Akcjonariusze Portu Lotniczego Lublin ustalili nowe zasady wynagradzania zarządu spółki. Pensje prezesa i jego zastępcy pozostaną jednak bez zmian.
Uchwałę w tej sprawie przyjęto na Nadzwyczajnym Walnym Zgromadzeniu PLL. Czytamy w niej, że tzw. stała część pensji szefa portu Andrzeja Hawryluka może wynieść od 3- do 5-krotności przeciętnego miesięcznego wynagrodzenia w sektorze przedsiębiorstw w czwartym kwartale 2016 roku.

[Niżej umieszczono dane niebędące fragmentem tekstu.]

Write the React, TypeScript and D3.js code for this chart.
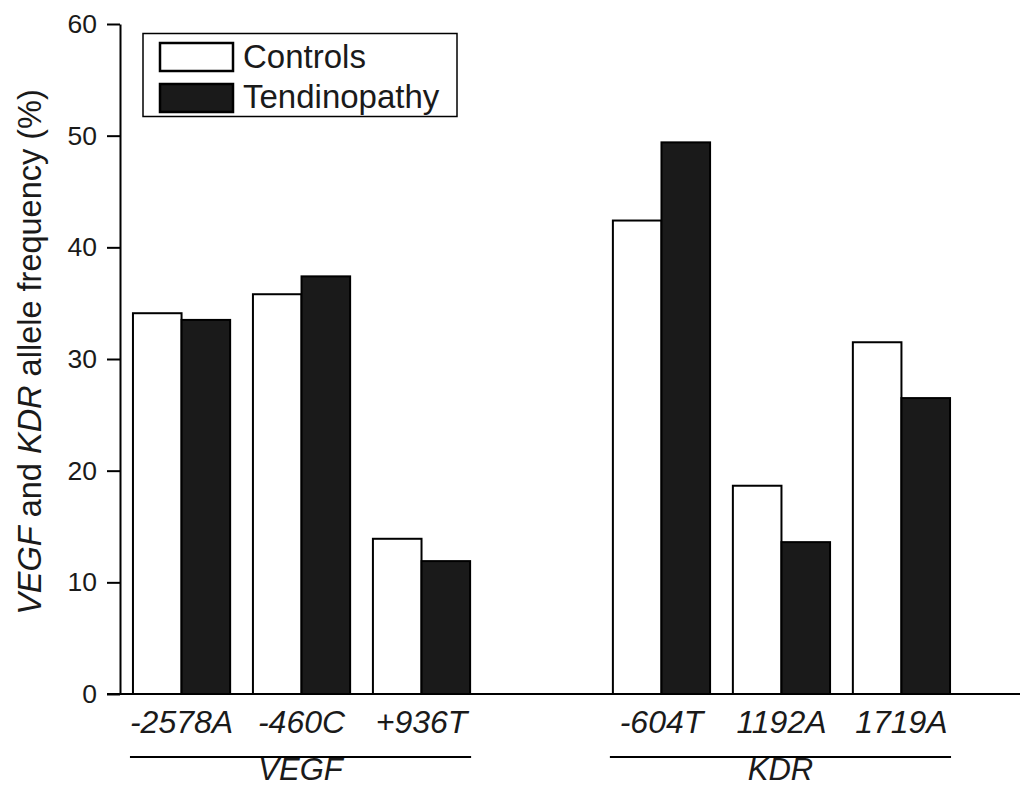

Wynosiło ono wówczas 4 403,78 zł, co oznacza, że w teorii miesięczne zarobki prezesa mogłyby mieścić się w przedziale 13,2-22 tys. zł. W przypadku wiceprezesa Włodzimierza Wysockiego maksymalna pensja może być równa 4,5-krotności wspomnianej sumy, czyli prawie 20 tys. zł. Do tego zarząd może liczyć na tzw. wynagrodzenie zmienne, które nie może przekroczyć 30 proc. części stałej zarobków w poprzednim roku.
– Uchwała wynika prawdopodobnie ze zmian, jakie zaszły w przepisach. W przypadku obu członków zarządu obowiązują jednak umowy, jakie zawarli wcześniej – informuje Piotr Jankowski, rzecznik prasowy spółki.
Zarobki kierownictwa portu pozostały bez zmian.
Miesięczna pensja prezesa Hawryluka to 21 419,95 zł brutto. Wiceprezes Wysocki zarabia 19 261,76 zł.
Nie zmieniły się również uposażenia członków rady nadzorczej lotniska. Jej przewodniczący Jacek Sobczak dostaje co miesiąc równowartość miesięcznego wynagrodzenia w sektorze przedsiębiorstw – 4 403,78 zł. Pozostali członkowie (Stanisław Kalinowski, Stefan Czerwiński, Jan Chadam, Stanisław Misterek, Daniel Ruciński i Leszek Słaboń) zarabiają 0,75-krotność tej kwoty, czyli prawie 3,3 tys. zł (wszystkie kwoty brutto).
Według ostatniego dostępnego sprawozdania finansowego 2020 rok Port Lotniczy zamknął z wynikiem 18 mln zł na minusie. To wynik nieco „lepszy” niż w latach wcześniejszych, kiedy roczne straty sięgały nawet 30 mln zł. Jednym z głównych powodów mniejszej straty było ograniczenie kosztów funkcjonowania lotniska w czasie trzymiesięcznego zamknięcia podczas wybuchu pandemii.